On the day of Ganesh Chaturthi, artist Raj Kamal Aich sat fiddling around with the decorations at his home in Delhi. He put a boondi laddoo on a piece of paper and instead of a traditional Indian sweet, he saw an elephant’s head.
Aich, who works as an art consultant with News18, has been creating object-inspired-art since April. Tea bags, brooms, leftover chapatis and different sweets and snacks feature regularly on his social media profiles.
“The way I look at any object is through the rules of geometry,” Aich said. “If I see a kaju barfi, I don’t look at it as food when I’m working, I just look at it as a diamond-shaped object and it gets me thinking about what all I can do with a diamond shape. An egg or a grape could be a human head. The moment you think of it in terms of shapes, the possibilities are endless.”

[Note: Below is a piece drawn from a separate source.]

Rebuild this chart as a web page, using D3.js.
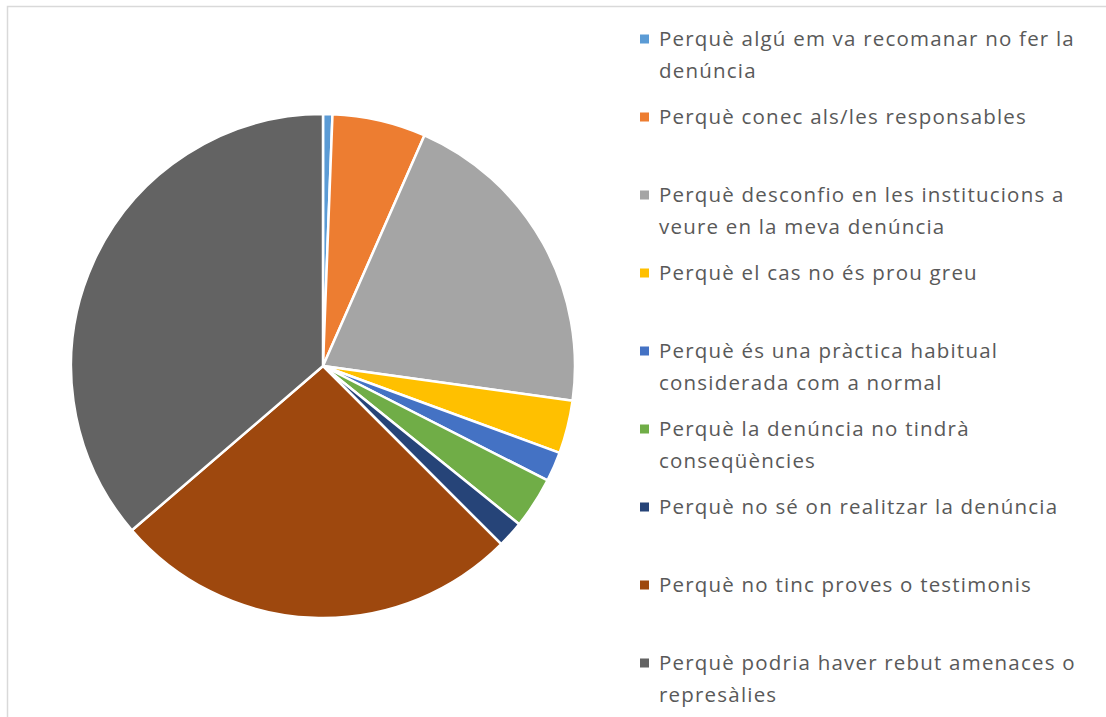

Sweets and savoury snacks are recurring objects in Aich’s art works. A bright orange, syrup-soaked imarti becomes a hipster beard on a person or hangs as a woman’s bun, a bar of chocolate is reshaped into a heart and a stale chapati becomes a girl’s skirt. Growing up in Kolkata snacking on hot singharas and eating the popular Bengali sweets was a part of his everyday life.
The son of noted Indian artist, Samir Aich, 39-year-old Rajkamal grew up in Kolkata and studied visual arts there before moving to Delhi for work.
Aich said he grew up watching his father experimenting with all channels of art: “Picking art as a profession was a natural choice. It was the only thing I loved and had done consistently since I was born.”
“When I moved to Delhi I missed the many snacks and sweets available in Kolkata,” said Aich. “At some level, I wanted to keep a record of it so I thought why don’t I use food in my art works? People like me, living away from home or in a different country, will also be able to enjoy it.” Food, for Aich, is a great unifier. “Even if the food is from a far off country, one still likes to see it. They might not even know what it is called, but will find it appetising.”
Along with posting cute little images, Aich creates politically motivated art. In the wake of the sentencing of self-styled godman Ram Rahim Singh, he wrote the word “RAPIST” on to a piece of paper with a meditating figure of a yogi sitting in place of the alphabet “A”. In another he used a paint brush to depict Singh begging for mercy after being sentenced for 20 years on the charge of raping two women.
“As an artist, I feel like I have some responsibility towards society,” said Aich. “We can’t be isolated and pretend that we don’t bother about what is happening around us. Artists and writers have this talent that they can use to reach out to lot of people, so if my work starts a debate and helps a person form an opinion then I guess it serves my purpose.”
The artist also did a Period Project in May to protest the 12% goods and services tax on sanitary napkins and other female hygiene products. He created art works using sanitary pads and tampons soaked in red paint.
“Thankfully I have a job and I don’t have to worry about creating these for commercial purposes,” said Aich. “So, I have the freedom to do what I truly believe in. If I genuinely feel for something, I’m just humbly putting my views forward in this way. Somebody might like it, somebody might not but I’m not here to fight or argue. When I did the period project, I truly thought that it was very unfair what the government is doing and started drawing these to sensitise whoever came across my works.”